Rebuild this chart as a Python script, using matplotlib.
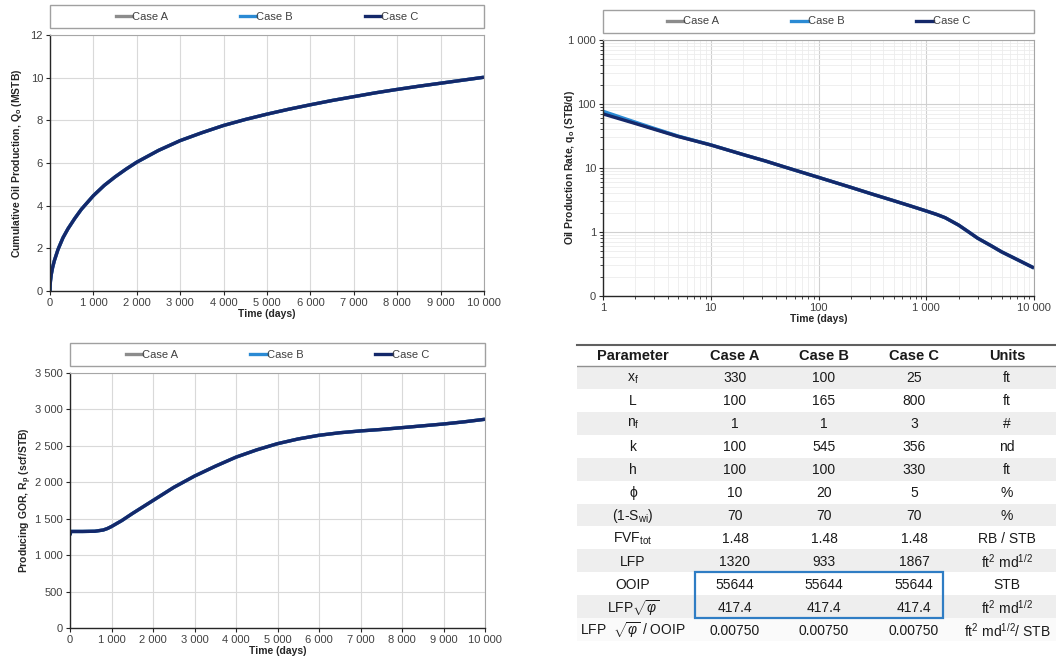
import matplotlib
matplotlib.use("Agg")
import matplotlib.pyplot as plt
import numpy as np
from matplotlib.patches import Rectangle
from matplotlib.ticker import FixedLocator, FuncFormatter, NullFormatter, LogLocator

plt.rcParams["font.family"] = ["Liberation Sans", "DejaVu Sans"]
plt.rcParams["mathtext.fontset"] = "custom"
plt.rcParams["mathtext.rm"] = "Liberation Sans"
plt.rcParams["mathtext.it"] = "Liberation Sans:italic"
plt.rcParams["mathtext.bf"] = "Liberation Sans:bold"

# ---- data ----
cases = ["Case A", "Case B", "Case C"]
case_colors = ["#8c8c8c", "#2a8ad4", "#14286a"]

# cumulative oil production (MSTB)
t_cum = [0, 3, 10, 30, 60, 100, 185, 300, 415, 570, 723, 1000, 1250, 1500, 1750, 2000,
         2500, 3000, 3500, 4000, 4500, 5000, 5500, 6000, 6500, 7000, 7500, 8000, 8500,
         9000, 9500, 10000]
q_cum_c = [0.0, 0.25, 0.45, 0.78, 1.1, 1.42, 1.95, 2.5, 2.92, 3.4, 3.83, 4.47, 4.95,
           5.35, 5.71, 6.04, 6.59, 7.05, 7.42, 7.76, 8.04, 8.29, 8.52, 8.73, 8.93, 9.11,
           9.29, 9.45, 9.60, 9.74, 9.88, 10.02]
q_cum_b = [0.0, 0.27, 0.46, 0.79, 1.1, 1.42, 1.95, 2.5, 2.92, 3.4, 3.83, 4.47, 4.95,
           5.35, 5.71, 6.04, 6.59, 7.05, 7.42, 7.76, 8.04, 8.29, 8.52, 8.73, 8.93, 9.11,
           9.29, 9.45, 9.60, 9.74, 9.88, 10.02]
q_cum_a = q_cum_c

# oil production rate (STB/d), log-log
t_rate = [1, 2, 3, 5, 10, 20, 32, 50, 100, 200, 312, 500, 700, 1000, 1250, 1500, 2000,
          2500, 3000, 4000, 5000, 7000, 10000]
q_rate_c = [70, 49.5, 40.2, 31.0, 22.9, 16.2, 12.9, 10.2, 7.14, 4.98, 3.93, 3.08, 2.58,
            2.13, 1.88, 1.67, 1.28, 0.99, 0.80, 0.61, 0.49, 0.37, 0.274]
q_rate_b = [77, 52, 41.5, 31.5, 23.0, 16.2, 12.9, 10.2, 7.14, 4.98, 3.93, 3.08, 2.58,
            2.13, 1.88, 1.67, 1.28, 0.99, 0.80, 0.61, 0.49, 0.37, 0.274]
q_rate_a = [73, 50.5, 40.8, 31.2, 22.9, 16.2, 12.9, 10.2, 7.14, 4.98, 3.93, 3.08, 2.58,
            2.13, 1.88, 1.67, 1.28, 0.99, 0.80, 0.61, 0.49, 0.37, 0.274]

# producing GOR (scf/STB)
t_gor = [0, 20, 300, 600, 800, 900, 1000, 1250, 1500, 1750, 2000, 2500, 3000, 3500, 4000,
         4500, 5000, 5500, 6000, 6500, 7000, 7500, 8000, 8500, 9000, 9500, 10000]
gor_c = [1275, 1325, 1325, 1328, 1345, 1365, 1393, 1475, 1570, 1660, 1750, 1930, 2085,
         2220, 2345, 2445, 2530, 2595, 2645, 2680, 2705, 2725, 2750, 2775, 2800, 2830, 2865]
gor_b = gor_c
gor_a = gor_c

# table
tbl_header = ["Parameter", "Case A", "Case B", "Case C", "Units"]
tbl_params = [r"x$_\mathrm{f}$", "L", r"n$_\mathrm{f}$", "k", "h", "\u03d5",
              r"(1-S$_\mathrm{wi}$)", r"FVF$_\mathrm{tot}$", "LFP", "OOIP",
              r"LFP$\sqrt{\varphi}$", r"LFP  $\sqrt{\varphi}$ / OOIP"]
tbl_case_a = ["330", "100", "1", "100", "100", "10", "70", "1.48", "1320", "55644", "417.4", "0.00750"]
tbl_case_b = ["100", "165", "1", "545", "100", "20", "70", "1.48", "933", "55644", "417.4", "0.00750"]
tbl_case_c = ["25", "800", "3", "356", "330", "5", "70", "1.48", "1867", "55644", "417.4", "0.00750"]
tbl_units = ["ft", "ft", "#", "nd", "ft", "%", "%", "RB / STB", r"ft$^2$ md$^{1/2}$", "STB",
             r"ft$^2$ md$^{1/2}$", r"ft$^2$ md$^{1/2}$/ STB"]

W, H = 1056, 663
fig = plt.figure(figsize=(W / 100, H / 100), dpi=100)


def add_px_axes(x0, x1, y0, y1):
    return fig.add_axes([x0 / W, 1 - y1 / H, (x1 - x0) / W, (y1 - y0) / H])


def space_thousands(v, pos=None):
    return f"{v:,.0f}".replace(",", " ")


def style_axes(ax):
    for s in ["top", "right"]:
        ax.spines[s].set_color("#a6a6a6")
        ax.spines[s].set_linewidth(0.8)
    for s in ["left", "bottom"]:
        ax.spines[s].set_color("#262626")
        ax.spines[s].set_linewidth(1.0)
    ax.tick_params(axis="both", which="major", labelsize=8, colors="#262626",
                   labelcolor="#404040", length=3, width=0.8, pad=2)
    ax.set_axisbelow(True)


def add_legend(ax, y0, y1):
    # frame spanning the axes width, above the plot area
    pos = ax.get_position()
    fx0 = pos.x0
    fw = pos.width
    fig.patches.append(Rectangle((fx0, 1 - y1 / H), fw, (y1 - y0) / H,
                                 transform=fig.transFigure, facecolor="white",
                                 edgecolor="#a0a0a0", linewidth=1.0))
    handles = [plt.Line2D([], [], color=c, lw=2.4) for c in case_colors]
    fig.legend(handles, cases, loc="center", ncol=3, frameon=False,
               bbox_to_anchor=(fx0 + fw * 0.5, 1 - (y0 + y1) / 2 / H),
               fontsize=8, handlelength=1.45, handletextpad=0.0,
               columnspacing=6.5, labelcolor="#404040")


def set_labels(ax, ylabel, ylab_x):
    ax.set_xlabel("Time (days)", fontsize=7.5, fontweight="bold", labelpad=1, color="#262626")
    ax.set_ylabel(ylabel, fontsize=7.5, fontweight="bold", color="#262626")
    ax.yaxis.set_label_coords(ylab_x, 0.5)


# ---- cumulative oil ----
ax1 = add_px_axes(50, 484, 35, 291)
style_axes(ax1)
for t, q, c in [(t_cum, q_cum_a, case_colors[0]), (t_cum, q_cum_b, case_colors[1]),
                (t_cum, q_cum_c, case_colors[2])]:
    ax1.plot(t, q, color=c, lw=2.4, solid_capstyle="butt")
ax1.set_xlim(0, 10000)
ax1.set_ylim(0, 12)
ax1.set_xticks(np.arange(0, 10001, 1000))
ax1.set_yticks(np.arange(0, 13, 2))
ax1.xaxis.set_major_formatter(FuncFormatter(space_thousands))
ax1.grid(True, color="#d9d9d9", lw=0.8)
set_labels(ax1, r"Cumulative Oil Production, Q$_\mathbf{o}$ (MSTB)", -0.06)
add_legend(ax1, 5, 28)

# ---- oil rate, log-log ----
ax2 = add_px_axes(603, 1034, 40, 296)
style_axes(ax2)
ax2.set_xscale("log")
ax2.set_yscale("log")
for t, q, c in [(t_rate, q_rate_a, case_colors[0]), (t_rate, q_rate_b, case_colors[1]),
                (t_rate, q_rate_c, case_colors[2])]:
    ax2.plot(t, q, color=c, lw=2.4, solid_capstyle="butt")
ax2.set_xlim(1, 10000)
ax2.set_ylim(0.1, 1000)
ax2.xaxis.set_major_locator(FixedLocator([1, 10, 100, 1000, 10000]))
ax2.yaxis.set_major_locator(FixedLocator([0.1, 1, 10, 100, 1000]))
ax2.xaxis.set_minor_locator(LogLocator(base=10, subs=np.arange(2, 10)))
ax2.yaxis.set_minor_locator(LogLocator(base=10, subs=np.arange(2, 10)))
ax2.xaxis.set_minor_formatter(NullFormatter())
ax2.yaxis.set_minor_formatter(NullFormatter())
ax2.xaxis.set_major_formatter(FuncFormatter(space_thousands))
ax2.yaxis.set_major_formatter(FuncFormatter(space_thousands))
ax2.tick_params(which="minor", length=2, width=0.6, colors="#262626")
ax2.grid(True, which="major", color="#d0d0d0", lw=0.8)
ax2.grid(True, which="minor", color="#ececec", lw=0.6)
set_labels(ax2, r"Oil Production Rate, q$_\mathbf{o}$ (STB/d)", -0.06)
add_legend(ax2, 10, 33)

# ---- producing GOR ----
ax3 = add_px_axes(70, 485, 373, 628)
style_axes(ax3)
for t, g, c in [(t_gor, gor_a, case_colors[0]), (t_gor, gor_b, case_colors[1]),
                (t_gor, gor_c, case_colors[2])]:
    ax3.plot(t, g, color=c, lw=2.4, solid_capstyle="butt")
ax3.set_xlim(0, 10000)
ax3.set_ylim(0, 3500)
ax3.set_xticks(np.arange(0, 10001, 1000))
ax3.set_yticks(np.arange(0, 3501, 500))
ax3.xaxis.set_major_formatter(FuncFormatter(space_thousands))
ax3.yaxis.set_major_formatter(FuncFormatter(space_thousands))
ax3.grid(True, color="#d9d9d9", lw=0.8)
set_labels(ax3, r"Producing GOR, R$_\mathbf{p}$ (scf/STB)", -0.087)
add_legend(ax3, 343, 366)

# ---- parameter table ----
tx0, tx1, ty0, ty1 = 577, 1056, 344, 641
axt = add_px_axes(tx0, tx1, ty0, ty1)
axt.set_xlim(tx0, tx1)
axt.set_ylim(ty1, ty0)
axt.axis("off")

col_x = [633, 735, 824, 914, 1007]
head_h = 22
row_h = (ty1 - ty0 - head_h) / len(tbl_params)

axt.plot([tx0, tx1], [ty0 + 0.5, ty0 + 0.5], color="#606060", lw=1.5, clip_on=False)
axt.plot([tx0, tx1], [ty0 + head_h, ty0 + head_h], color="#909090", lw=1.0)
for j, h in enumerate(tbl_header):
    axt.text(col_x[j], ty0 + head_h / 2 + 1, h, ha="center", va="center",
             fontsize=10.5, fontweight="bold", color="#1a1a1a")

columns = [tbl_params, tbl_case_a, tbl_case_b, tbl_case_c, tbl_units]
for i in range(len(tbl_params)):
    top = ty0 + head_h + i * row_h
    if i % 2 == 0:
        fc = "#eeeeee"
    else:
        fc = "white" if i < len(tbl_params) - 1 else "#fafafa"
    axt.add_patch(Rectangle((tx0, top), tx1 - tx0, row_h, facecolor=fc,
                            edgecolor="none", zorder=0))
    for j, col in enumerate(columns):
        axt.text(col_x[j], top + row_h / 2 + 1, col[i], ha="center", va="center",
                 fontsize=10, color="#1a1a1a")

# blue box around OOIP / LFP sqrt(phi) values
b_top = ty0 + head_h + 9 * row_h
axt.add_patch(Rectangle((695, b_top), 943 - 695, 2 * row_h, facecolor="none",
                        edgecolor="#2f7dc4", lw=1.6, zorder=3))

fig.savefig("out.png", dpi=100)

==================================================

Task description.
With all pictures left out, please transcribe exactly the lines from the start of the material through the line with "q_cum_a = q_cum_c".

Exercise solution.
Rebuild this chart as a Python script, using matplotlib.
import matplotlib
matplotlib.use("Agg")
import matplotlib.pyplot as plt
import numpy as np
from matplotlib.patches import Rectangle
from matplotlib.ticker import FixedLocator, FuncFormatter, NullFormatter, LogLocator

plt.rcParams["font.family"] = ["Liberation Sans", "DejaVu Sans"]
plt.rcParams["mathtext.fontset"] = "custom"
plt.rcParams["mathtext.rm"] = "Liberation Sans"
plt.rcParams["mathtext.it"] = "Liberation Sans:italic"
plt.rcParams["mathtext.bf"] = "Liberation Sans:bold"

# ---- data ----
cases = ["Case A", "Case B", "Case C"]
case_colors = ["#8c8c8c", "#2a8ad4", "#14286a"]

# cumulative oil production (MSTB)
t_cum = [0, 3, 10, 30, 60, 100, 185, 300, 415, 570, 723, 1000, 1250, 1500, 1750, 2000,
         2500, 3000, 3500, 4000, 4500, 5000, 5500, 6000, 6500, 7000, 7500, 8000, 8500,
         9000, 9500, 10000]
q_cum_c = [0.0, 0.25, 0.45, 0.78, 1.1, 1.42, 1.95, 2.5, 2.92, 3.4, 3.83, 4.47, 4.95,
           5.35, 5.71, 6.04, 6.59, 7.05, 7.42, 7.76, 8.04, 8.29, 8.52, 8.73, 8.93, 9.11,
           9.29, 9.45, 9.60, 9.74, 9.88, 10.02]
q_cum_b = [0.0, 0.27, 0.46, 0.79, 1.1, 1.42, 1.95, 2.5, 2.92, 3.4, 3.83, 4.47, 4.95,
           5.35, 5.71, 6.04, 6.59, 7.05, 7.42, 7.76, 8.04, 8.29, 8.52, 8.73, 8.93, 9.11,
           9.29, 9.45, 9.60, 9.74, 9.88, 10.02]
q_cum_a = q_cum_c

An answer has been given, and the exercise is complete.